-- Start DATA TO PROCESS --
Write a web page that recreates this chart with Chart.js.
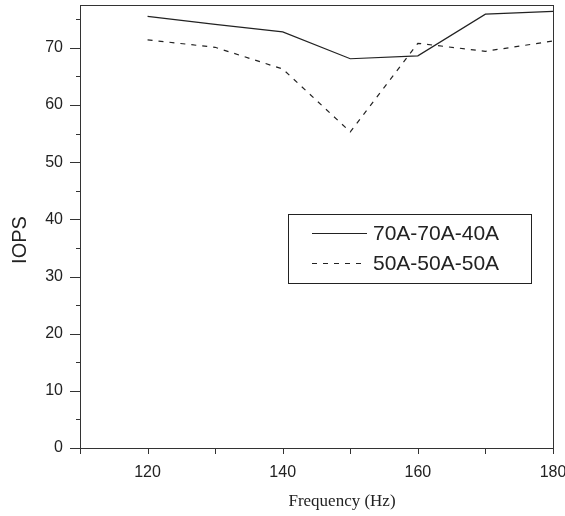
<!DOCTYPE html>
<html>
<head>
<meta charset="utf-8">
<script src="https://cdn.jsdelivr.net/npm/chart.js@4"></script>
<style>
    html, body { margin: 0; padding: 0; background: #fff; }
    #wrap { width: 565px; height: 516px; }
</style>
</head>
<body>
<div id="wrap"><canvas id="iops_chart"></canvas></div>
<script>
// data
const freq = [120, 130, 140, 150, 160, 170, 180];
const iops_70_70_40 = [75.5, 74.1, 72.8, 68.1, 68.6, 75.9, 76.4];
const iops_50_50_50 = [71.4, 70.1, 66.3, 55.3, 70.8, 69.4, 71.2];
const seriesLabels = ['70A-70A-40A', '50A-50A-50A'];

const xTicks = [120, 140, 160, 180];
const xMinor = [110, 130, 150, 170];
const yTicks = [0, 10, 20, 30, 40, 50, 60, 70];
const yMinor = [5, 15, 25, 35, 45, 55, 65, 75];

const lineColor = '#222';
const axisColor = '#333';

function toPoints(xs, ys) {
    return xs.map((x, i) => ({ x: x, y: ys[i] }));
}

// frame, tick marks, axis titles and the boxed legend
const framePlugin = {
    id: 'frame',
    afterDraw(chart) {
        let ctx = chart.ctx;
        let area = chart.chartArea;
        let xs = chart.scales.x;
        let ys = chart.scales.y;
        ctx.save();
        ctx.strokeStyle = axisColor;
        ctx.lineWidth = 1;
        ctx.strokeRect(Math.round(area.left) + 0.5, Math.round(area.top) + 0.5,
            Math.round(area.right - area.left), Math.round(area.bottom - area.top));

        ctx.beginPath();
        yTicks.forEach(v => {
            let y = Math.round(ys.getPixelForValue(v)) + 0.5;
            ctx.moveTo(area.left - 10, y); ctx.lineTo(area.left, y);
        });
        yMinor.forEach(v => {
            let y = Math.round(ys.getPixelForValue(v)) + 0.5;
            ctx.moveTo(area.left - 4, y); ctx.lineTo(area.left, y);
        });
        xTicks.concat(xMinor).forEach(v => {
            let x = Math.round(xs.getPixelForValue(v)) + 0.5;
            ctx.moveTo(x, area.bottom); ctx.lineTo(x, area.bottom + 6);
        });
        ctx.stroke();

        // axis titles
        ctx.fillStyle = '#222';
        ctx.textAlign = 'center';
        ctx.textBaseline = 'middle';
        ctx.font = '17px "Liberation Serif", "Times New Roman", serif';
        ctx.fillText('Frequency (Hz)', 342, 502);
        ctx.save();
        ctx.translate(20, 240);
        ctx.rotate(-Math.PI / 2);
        ctx.font = '20px "Liberation Sans", Arial, sans-serif';
        ctx.fillText('IOPS', 0, 0);
        ctx.restore();

        // legend box
        let bx = 288, by = 214, bw = 243, bh = 69;
        ctx.fillStyle = '#fff';
        ctx.fillRect(bx, by, bw, bh);
        ctx.strokeStyle = '#222';
        ctx.strokeRect(bx + 0.5, by + 0.5, bw, bh);
        ctx.font = '21px "Liberation Sans", Arial, sans-serif';
        ctx.textAlign = 'left';
        chart.data.datasets.forEach((ds, i) => {
            let cy = 233 + i * 30;
            ctx.beginPath();
            ctx.setLineDash(ds.borderDash || []);
            ctx.strokeStyle = ds.borderColor;
            ctx.moveTo(312, cy + 0.5);
            ctx.lineTo(367, cy + 0.5);
            ctx.stroke();
            ctx.setLineDash([]);
            ctx.fillStyle = '#222';
            ctx.fillText(ds.label, 373, cy + 1);
        });
        ctx.restore();
    }
};

function noPadding(axis) {
    axis.paddingTop = 0;
    axis.paddingBottom = 0;
    axis.paddingLeft = 0;
    axis.paddingRight = 0;
}

var ctx = document.getElementById('iops_chart');
let lineChart = new Chart(ctx, {
    type: 'line',
    data: {
        datasets: [{
            label: seriesLabels[0],
            data: toPoints(freq, iops_70_70_40),
            borderColor: lineColor,
            borderWidth: 1.2,
            pointRadius: 0,
            tension: 0
        }, {
            label: seriesLabels[1],
            data: toPoints(freq, iops_50_50_50),
            borderColor: lineColor,
            borderWidth: 1.2,
            borderDash: [5, 6],
            pointRadius: 0,
            tension: 0
        }]
    },
    options: {
        responsive: true,
        maintainAspectRatio: false,
        animation: false,
        layout: { padding: { top: 5, right: 12, left: 0, bottom: 0 } },
        plugins: {
            legend: { display: false },
            tooltip: { enabled: false }
        },
        scales: {
            x: {
                type: 'linear',
                min: 110,
                max: 180,
                afterBuildTicks: axis => { axis.ticks = xTicks.map(v => ({ value: v })); },
                afterFit: axis => { axis.height = 68; noPadding(axis); },
                grid: { display: false, drawTicks: false },
                border: { display: false },
                ticks: {
                    autoSkip: false,
                    maxRotation: 0,
                    padding: 15,
                    color: '#222',
                    font: { family: '"Liberation Sans", Arial, sans-serif', size: 16 }
                }
            },
            y: {
                min: 0,
                max: 77.5,
                afterBuildTicks: axis => { axis.ticks = yTicks.map(v => ({ value: v })); },
                afterFit: axis => { axis.width = 80; noPadding(axis); },
                grid: { display: false, drawTicks: false },
                border: { display: false },
                ticks: {
                    padding: 17,
                    color: '#222',
                    font: { family: '"Liberation Sans", Arial, sans-serif', size: 16 }
                }
            }
        }
    },
    plugins: [framePlugin]
});
window.myChart = lineChart;
</script>
</body>
</html>
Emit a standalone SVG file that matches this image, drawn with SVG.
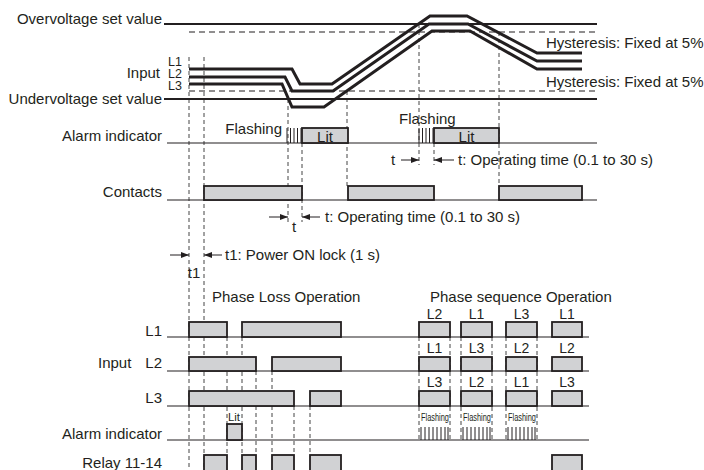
-- End DATA TO PROCESS --
= STATED EXERCISE =
With the pictures left out, restate word for word every line of the data above, from the first down to the line that contains "Math.round(area.right - area.left), Math.round(area.bottom".

= RESPONSE BELOW =
Write a web page that recreates this chart with Chart.js.
<!DOCTYPE html>
<html>
<head>
<meta charset="utf-8">
<script src="https://cdn.jsdelivr.net/npm/chart.js@4"></script>
<style>
    html, body { margin: 0; padding: 0; background: #fff; }
    #wrap { width: 565px; height: 516px; }
</style>
</head>
<body>
<div id="wrap"><canvas id="iops_chart"></canvas></div>
<script>
// data
const freq = [120, 130, 140, 150, 160, 170, 180];
const iops_70_70_40 = [75.5, 74.1, 72.8, 68.1, 68.6, 75.9, 76.4];
const iops_50_50_50 = [71.4, 70.1, 66.3, 55.3, 70.8, 69.4, 71.2];
const seriesLabels = ['70A-70A-40A', '50A-50A-50A'];

const xTicks = [120, 140, 160, 180];
const xMinor = [110, 130, 150, 170];
const yTicks = [0, 10, 20, 30, 40, 50, 60, 70];
const yMinor = [5, 15, 25, 35, 45, 55, 65, 75];

const lineColor = '#222';
const axisColor = '#333';

function toPoints(xs, ys) {
    return xs.map((x, i) => ({ x: x, y: ys[i] }));
}

// frame, tick marks, axis titles and the boxed legend
const framePlugin = {
    id: 'frame',
    afterDraw(chart) {
        let ctx = chart.ctx;
        let area = chart.chartArea;
        let xs = chart.scales.x;
        let ys = chart.scales.y;
        ctx.save();
        ctx.strokeStyle = axisColor;
        ctx.lineWidth = 1;
        ctx.strokeRect(Math.round(area.left) + 0.5, Math.round(area.top) + 0.5,
            Math.round(area.right - area.left), Math.round(area.bottom - area.top));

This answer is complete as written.